Crabby Old Man

This is a very touching and important poem for me. Working in a senior living community for three years, you see some ill treated residents; breaks my heart. What if those were your parents being treated that way?

We are all taught “Treat others as you want to be treated.” But how many of us can actually we do that everyday, every minute?

I have included a little background information preceding the poem.

 

Jeremy, a volunteer at The Dallas VA Medical Center, about the impact our digital ArtBook had on one of his patients.

“‘Oscar’ was a cantankerous old coot; a veteran of WW II, he always seemed to be grumpy and never seemed to have a kind word for anyone. No volunteer actually enjoyed visiting with him, but I always included Oscar in my visits just to let him know that he’s not forgotten, and I’m ready to provide comfort and cheer whenever he’s ready to receive it. Most of the time these glad tidings were greeted with a “bah, humbug!” attitude, but I visited anyway.

Rowing Home, 1890. Winslow Homer. The Phillips Collection

Recently, I decided to show Oscar your ArtBook. When I approached him with the idea, he snapped, “I don’t want to see no “friggin’” pictures.” But I told him we were going to amuseum in Washington, opened up one of the galleries, and showed him a highlight from the collection…a simple work by an artist I didn’t recognize.

Oscar stared, transfixed. Suddenly, his constant bad mood lifted. The lines on his face eased all at once, as if kissed on the forehead by a pretty girl. He didn’t say a word (which sure is unusual for Oscar). And then I saw tears quietly sliding down his aged cheeks…. I don’t really know what happened to him that day, but he’s a lot more welcoming when I come to visit him anymore. And I always bring the ArtBook.”

And that, ladies and gentlemen, is why we are spending our time, talent, and money bringing the art experience to folks like Oscar. YOU are the ones making it all happen!

Please ponder this poem I found in my email box the other day. Shortly after his death, it was found among the belongings of the anonymous author in his nursing home room:

Cranky Old Man

What do you see, nurses? . . . . .What do you see?

What are you thinking .. . . . . when you’re looking at me?

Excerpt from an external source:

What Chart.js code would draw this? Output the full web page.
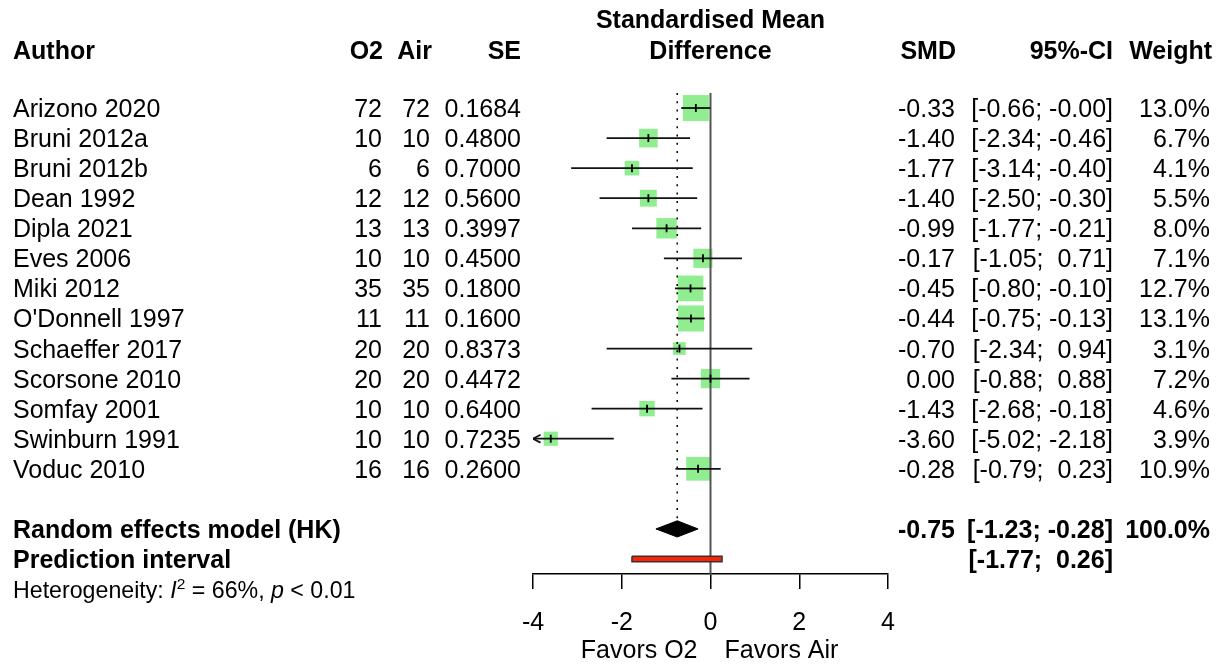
<!DOCTYPE html>
<html>
<head>
<meta charset="utf-8">
<script src="https://cdn.jsdelivr.net/npm/chart.js@4.4.1/dist/chart.umd.min.js"></script>
<style>
  body { margin: 0; background: #fff; }
</style>
</head>
<body>
<canvas id="forest" width="1219" height="664"></canvas>
<script>
'use strict';

// study data
let authors = ['Arizono 2020','Bruni 2012a','Bruni 2012b','Dean 1992','Dipla 2021','Eves 2006','Miki 2012',"O'Donnell 1997",'Schaeffer 2017','Scorsone 2010','Somfay 2001','Swinburn 1991','Voduc 2010'];
let nO2 = [72, 10, 6, 12, 13, 10, 35, 11, 20, 20, 10, 10, 16];
let nAir = [72, 10, 6, 12, 13, 10, 35, 11, 20, 20, 10, 10, 16];
let seValues = [0.1684, 0.4800, 0.7000, 0.5600, 0.3997, 0.4500, 0.1800, 0.1600, 0.8373, 0.4472, 0.6400, 0.7235, 0.2600];
let smd = [-0.33, -1.40, -1.77, -1.40, -0.99, -0.17, -0.45, -0.44, -0.70, 0.00, -1.43, -3.60, -0.28];
let ciLower = [-0.66, -2.34, -3.14, -2.50, -1.77, -1.05, -0.80, -0.75, -2.34, -0.88, -2.68, -5.02, -0.79];
let ciUpper = [-0.003, -0.46, -0.40, -0.30, -0.21, 0.71, -0.10, -0.13, 0.94, 0.88, -0.18, -2.18, 0.23];
let weights = [13.0, 6.7, 4.1, 5.5, 8.0, 7.1, 12.7, 13.1, 3.1, 7.2, 4.6, 3.9, 10.9];

// pooled results
let pooledSmd = -0.75;
let pooledCi = [-1.23, -0.28];
let predInterval = [-1.77, 0.26];
let i2 = 66;
let pText = '< 0.01';

let xTicks = [-4, -2, 0, 2, 4];

const xMin = -4;
const xMax = 4;
const pooledRow = authors.length + 1;
const predRow = authors.length + 2;
const diamondHalf = 0.27;
const fontFamily = '"Liberation Sans", Arial, Helvetica, sans-serif';

// helper for CI text like R prints it
function fmt(v){
  return (v < 0 ? '' : ' ') + v.toFixed(2);
}
function ciText(lo, hi){
  return '[' + fmt(lo) + '; ' + fmt(hi) + ']';
}

// build the datasets
let datasets = [];

// squares sized by weight (area proportional to weight)
datasets.push({
  data: smd.map((v, i) => ({x: v, y: i})),
  pointStyle: 'rect',
  pointRadius: weights.map(w => 7.2 * Math.sqrt(w) / Math.SQRT2),
  backgroundColor: '#90EE90',
  borderWidth: 0,
  order: 10
});

// confidence interval lines
for(let i=0; i<authors.length; i++){
  datasets.push({
    data: [{x: Math.max(ciLower[i], xMin), y: i}, {x: Math.min(ciUpper[i], xMax), y: i}],
    showLine: true,
    borderColor: '#111',
    borderWidth: 1.8,
    pointRadius: 0,
    order: 5
  });
  if(ciLower[i] < xMin){
    datasets.push({
      data: [{x: xMin + 0.17, y: i - 0.13}, {x: xMin, y: i}, {x: xMin + 0.17, y: i + 0.13}],
      showLine: true,
      borderColor: '#111',
      borderWidth: 1.8,
      pointRadius: 0,
      order: 5
    });
  }
}

// point estimate tick marks
datasets.push({
  data: smd.map((v, i) => ({x: v, y: i})),
  pointStyle: 'line',
  rotation: 90,
  pointRadius: 4,
  borderColor: '#000',
  borderWidth: 1.8,
  order: 1
});

// line of no effect
datasets.push({
  data: [{x: 0, y: -0.5}, {x: 0, y: predRow + 0.5}],
  showLine: true,
  borderColor: '#555',
  borderWidth: 2,
  pointRadius: 0,
  order: 8
});

// dotted line at pooled estimate
datasets.push({
  data: [{x: pooledSmd, y: -0.5}, {x: pooledSmd, y: pooledRow - diamondHalf}],
  showLine: true,
  borderColor: '#000',
  borderWidth: 1.5,
  borderDash: [2, 6.3],
  pointRadius: 0,
  order: 8
});

// diamond for the random effects model
datasets.push({
  data: [
    {x: pooledCi[0], y: pooledRow},
    {x: pooledSmd, y: pooledRow - diamondHalf},
    {x: pooledCi[1], y: pooledRow},
    {x: pooledSmd, y: pooledRow + diamondHalf},
    {x: pooledCi[0], y: pooledRow}
  ],
  showLine: true,
  fill: 'shape',
  backgroundColor: '#000',
  borderColor: '#000',
  borderWidth: 1,
  pointRadius: 0,
  order: 2
});

// prediction interval bar
datasets.push({
  data: [
    {x: predInterval[0], y: predRow - 0.09},
    {x: predInterval[1], y: predRow - 0.09},
    {x: predInterval[1], y: predRow + 0.09},
    {x: predInterval[0], y: predRow + 0.09},
    {x: predInterval[0], y: predRow - 0.09}
  ],
  showLine: true,
  fill: 'shape',
  backgroundColor: '#FF2200',
  borderColor: '#333',
  borderWidth: 1.5,
  pointRadius: 0,
  order: 2
});

// draws all the table text around the plot
const tablePlugin = {
  id: 'forestTable',
  afterDraw(chart){
    const ctx = chart.ctx;
    const xs = chart.scales.x;
    const ys = chart.scales.y;
    const x0 = xs.getPixelForValue(0);

    function put(str, px, py, align, bold, size){
      ctx.font = (bold ? 'bold ' : '') + (size || 25) + 'px ' + fontFamily;
      ctx.textAlign = align;
      ctx.fillText(str, px, py);
    }

    ctx.save();
    ctx.fillStyle = '#000';
    ctx.textBaseline = 'alphabetic';

    // header
    let hy = ys.getPixelForValue(-2) + 11;
    put('Author', 13, hy, 'left', true);
    put('O2', 383, hy, 'right', true);
    put('Air', 432, hy, 'right', true);
    put('SE', 521, hy, 'right', true);
    put('Standardised Mean', x0, ys.getPixelForValue(-3) + 10, 'center', true);
    put('Difference', x0, hy, 'center', true);
    put('SMD', 956, hy, 'right', true);
    put('95%-CI', 1113, hy, 'right', true);
    put('Weight', 1212, hy, 'right', true);

    // studies
    for(let i=0; i<authors.length; i++){
      let py = ys.getPixelForValue(i) + 9;
      put(authors[i], 13, py, 'left');
      put(String(nO2[i]), 382, py, 'right');
      put(String(nAir[i]), 430, py, 'right');
      put(seValues[i].toFixed(4), 521, py, 'right');
      put(smd[i].toFixed(2), 955, py, 'right');
      put(ciText(ciLower[i], ciUpper[i]), 1113, py, 'right');
      put(weights[i].toFixed(1) + '%', 1210, py, 'right');
    }

    // pooled rows
    let sumW = weights.reduce((a, b) => a + b, 0);
    let py = ys.getPixelForValue(pooledRow) + 9;
    put('Random effects model (HK)', 13, py, 'left', true);
    put(pooledSmd.toFixed(2), 955, py, 'right', true);
    put(ciText(pooledCi[0], pooledCi[1]), 1113, py, 'right', true);
    put(Math.round(sumW).toFixed(1) + '%', 1210, py, 'right', true);
    py = ys.getPixelForValue(predRow) + 9;
    put('Prediction interval', 13, py, 'left', true);
    put(ciText(predInterval[0], predInterval[1]), 1113, py, 'right', true);

    // heterogeneity line
    let hx = 13;
    let hty = ys.getPixelForValue(predRow + 1) + 9;
    const parts = [
      ['Heterogeneity: ', '', 23.2, 0],
      ['I', 'italic ', 23.2, 0],
      ['2', '', 15.5, -9.5],
      [' = ' + i2 + '%, ', '', 23.2, 0],
      ['p', 'italic ', 23.2, 0],
      [' ' + pText, '', 23.2, 0]
    ];
    ctx.textAlign = 'left';
    for(const [str, style, size, dy] of parts){
      ctx.font = style + size + 'px ' + fontFamily;
      ctx.fillText(str, hx, hty + dy);
      hx += ctx.measureText(str).width;
    }

    // direction labels
    let fy = chart.chartArea.bottom + 84;
    put('Favors O2', x0 - 13, fy, 'right');
    put('Favors Air', x0 + 14, fy, 'left');
    ctx.restore();
  }
};

const ctx = document.getElementById('forest');
new Chart(ctx, {
  type: 'scatter',
  data: { datasets: datasets },
  options: {
    responsive: false,
    animation: false,
    layout: { padding: { left: 533, right: 331, top: 93, bottom: 0 } },
    plugins: {
      legend: { display: false },
      tooltip: { enabled: false }
    },
    scales: {
      x: {
        type: 'linear',
        min: xMin,
        max: xMax,
        afterBuildTicks: (scale) => { scale.ticks = xTicks.map(v => ({value: v})); },
        afterFit: (scale) => { scale.height = 90; },
        ticks: {
          color: '#000',
          padding: 19,
          font: { family: fontFamily, size: 25 }
        },
        grid: {
          drawOnChartArea: false,
          tickLength: 15,
          color: '#000',
          lineWidth: 1.5
        },
        border: { color: '#000', width: 1.5 }
      },
      y: {
        type: 'linear',
        min: -0.5,
        max: predRow + 0.5,
        reverse: true,
        display: false
      }
    }
  },
  plugins: [tablePlugin]
});
</script>
</body>
</html>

A cranky old man, . . . . . .not very wise,

Uncertain of habit …. . . . . . . . with faraway eyes?

Who dribbles his food .. . .. . . . . and makes no reply.

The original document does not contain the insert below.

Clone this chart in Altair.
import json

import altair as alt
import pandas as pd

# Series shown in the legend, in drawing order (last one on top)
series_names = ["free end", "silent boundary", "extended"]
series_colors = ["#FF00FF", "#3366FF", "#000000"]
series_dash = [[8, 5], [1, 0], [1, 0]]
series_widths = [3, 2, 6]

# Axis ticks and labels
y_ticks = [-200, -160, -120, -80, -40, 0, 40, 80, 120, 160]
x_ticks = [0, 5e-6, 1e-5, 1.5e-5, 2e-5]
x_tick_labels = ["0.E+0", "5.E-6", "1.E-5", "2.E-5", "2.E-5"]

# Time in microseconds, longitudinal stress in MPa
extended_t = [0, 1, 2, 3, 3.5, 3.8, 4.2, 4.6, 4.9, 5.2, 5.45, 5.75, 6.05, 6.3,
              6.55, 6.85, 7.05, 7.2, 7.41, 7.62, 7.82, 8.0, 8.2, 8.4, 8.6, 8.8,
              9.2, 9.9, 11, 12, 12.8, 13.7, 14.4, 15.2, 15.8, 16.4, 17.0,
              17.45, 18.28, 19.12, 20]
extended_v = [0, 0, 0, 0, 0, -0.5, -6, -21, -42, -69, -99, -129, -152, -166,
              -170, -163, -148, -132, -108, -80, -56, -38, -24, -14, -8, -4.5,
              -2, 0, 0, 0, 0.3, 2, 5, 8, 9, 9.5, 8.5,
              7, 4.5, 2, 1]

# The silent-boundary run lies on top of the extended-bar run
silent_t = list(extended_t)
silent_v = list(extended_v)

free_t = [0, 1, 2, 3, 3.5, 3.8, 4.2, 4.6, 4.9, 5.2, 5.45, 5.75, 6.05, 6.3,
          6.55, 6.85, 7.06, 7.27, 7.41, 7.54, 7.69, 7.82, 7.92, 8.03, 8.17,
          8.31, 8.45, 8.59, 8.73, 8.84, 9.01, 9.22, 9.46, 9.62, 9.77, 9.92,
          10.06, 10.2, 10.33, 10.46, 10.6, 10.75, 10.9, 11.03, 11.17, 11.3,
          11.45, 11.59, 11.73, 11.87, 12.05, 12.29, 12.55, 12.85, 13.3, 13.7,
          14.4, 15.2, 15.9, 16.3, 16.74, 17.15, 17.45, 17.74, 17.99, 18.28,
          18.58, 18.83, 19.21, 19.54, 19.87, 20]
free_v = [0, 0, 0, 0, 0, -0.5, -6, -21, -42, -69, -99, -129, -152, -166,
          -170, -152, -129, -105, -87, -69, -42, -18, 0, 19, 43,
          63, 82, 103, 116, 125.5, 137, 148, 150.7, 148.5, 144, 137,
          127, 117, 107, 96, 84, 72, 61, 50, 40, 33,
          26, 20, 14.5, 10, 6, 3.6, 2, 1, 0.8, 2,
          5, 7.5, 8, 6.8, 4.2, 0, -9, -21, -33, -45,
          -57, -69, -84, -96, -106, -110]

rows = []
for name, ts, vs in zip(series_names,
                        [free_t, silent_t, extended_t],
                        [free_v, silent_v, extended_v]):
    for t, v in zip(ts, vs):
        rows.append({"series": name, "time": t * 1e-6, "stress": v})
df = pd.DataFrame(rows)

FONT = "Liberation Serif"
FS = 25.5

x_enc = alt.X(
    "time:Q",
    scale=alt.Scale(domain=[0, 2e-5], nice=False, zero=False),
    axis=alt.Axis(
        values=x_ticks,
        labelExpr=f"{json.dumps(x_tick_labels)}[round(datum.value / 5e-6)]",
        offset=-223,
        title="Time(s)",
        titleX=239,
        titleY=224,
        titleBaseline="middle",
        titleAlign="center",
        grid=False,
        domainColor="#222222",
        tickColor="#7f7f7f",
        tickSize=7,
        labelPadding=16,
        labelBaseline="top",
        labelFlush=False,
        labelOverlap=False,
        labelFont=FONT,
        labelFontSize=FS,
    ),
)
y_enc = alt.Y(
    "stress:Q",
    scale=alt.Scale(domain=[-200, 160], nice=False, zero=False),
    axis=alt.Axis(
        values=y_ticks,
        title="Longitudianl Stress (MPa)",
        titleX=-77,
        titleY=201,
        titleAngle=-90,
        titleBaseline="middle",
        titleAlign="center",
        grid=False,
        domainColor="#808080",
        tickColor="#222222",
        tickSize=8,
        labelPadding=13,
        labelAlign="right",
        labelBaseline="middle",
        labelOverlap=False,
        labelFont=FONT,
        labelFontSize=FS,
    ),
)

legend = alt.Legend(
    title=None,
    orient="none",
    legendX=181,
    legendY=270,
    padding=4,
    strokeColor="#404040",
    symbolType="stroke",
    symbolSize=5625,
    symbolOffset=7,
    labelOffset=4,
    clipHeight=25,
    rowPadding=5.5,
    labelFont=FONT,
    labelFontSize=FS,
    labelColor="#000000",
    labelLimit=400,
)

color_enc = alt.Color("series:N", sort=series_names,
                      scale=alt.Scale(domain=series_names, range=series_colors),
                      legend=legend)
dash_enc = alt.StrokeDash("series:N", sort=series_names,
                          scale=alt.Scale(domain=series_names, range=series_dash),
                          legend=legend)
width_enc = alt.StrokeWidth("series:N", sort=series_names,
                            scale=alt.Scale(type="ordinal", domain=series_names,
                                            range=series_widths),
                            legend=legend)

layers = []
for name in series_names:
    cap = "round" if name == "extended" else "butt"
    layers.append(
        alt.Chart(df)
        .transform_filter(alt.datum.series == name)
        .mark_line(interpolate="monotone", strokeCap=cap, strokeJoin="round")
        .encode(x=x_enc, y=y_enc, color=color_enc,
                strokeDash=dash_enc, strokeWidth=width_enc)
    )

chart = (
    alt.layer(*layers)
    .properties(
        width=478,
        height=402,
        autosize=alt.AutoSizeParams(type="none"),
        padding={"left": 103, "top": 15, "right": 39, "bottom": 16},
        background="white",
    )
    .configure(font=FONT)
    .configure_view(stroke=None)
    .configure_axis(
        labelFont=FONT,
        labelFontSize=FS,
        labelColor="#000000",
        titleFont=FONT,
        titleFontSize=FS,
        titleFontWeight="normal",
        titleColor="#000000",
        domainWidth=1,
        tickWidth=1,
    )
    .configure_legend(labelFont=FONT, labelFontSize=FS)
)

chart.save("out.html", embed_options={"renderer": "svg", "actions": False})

When you say in a loud voice . . . . .. ‘I do wish you’d try!’

Who seems not to notice . . . . .the things that you do.

And forever is losing . . . . . . . . . . A sock or shoe?

Who, resisting or not .. . . . . . . . . . . lets you do as you will,

With bathing and feeding . . . . . .The long day to fill?

Is that what you’re thinking? . . . . . . Is that what you see?

Then open your eyes, nurse . . . . . . you’re not looking at me.

I’ll tell you who I am . . . . . . . As I sit here so still,

As I do at your bidding, . . . . . . as I eat at your will.

I’m a small child of Ten … . . . . . . with a father and mother,

Brothers and sisters .. . . . . . . . who love one another

A young boy of Sixteen . . . . . with wings on his feet

Dreaming that soon now . . . . .. ….. . a lover he’ll meet.

A groom soon at Twenty . . . . … . . my heart gives a leap.

Remembering, the vows …. . . . . . that I promised to keep.

At Twenty-Five, now . . . . . … . . . . I have young of my own.

Who need me to guide . . . . And a secure happy home.

A man of Thirty . . . . . . . . .. My young now grown fast,

Bound to each other . . . … . . . With ties that should last.

At Forty, my young sons .. . . . . have grown and are gone,

But my woman is beside me . . . … . . . to see I don’t mourn.

At Fifty, once more, . . … . . . ..Babies play ’round my knee,

Again, we know children . . . . . . . My loved one and me.

Dark days are upon me . . . . . . …. My wife is now dead.

I look at the future … . . . . . . . . . . . . . I shudder with dread.

For my young are all rearing . . . . . . young of their own.

And I think of the years . . .. . … . . And the love that I’ve known.

I’m now an old man . . . . . . . . . and nature is cruel.

It’s jest to make old age . . . . . . . look like a fool.

The body, it crumbles .. . . . … . . . . . grace and vigor, depart.

There is now a stone .. . . . . .. . where I once had a heart.

But inside this old carcass . . . .. A young man still dwells,

And now and again . . . .. . . . my battered heart swells

I remember the joys . .. . . … . . . . .. . I remember the pain.

And I’m loving and living . . . . .. . . . . . . . . life over again.

I think of the years . all too few . . . . . . gone too fast.

And accept the stark fact . . . . . . . . that nothing can last.

So open your eyes, people . . . . . . . . open and see.

Not a cranky old man . Look closer . . . . see . . . . . …. . ME!!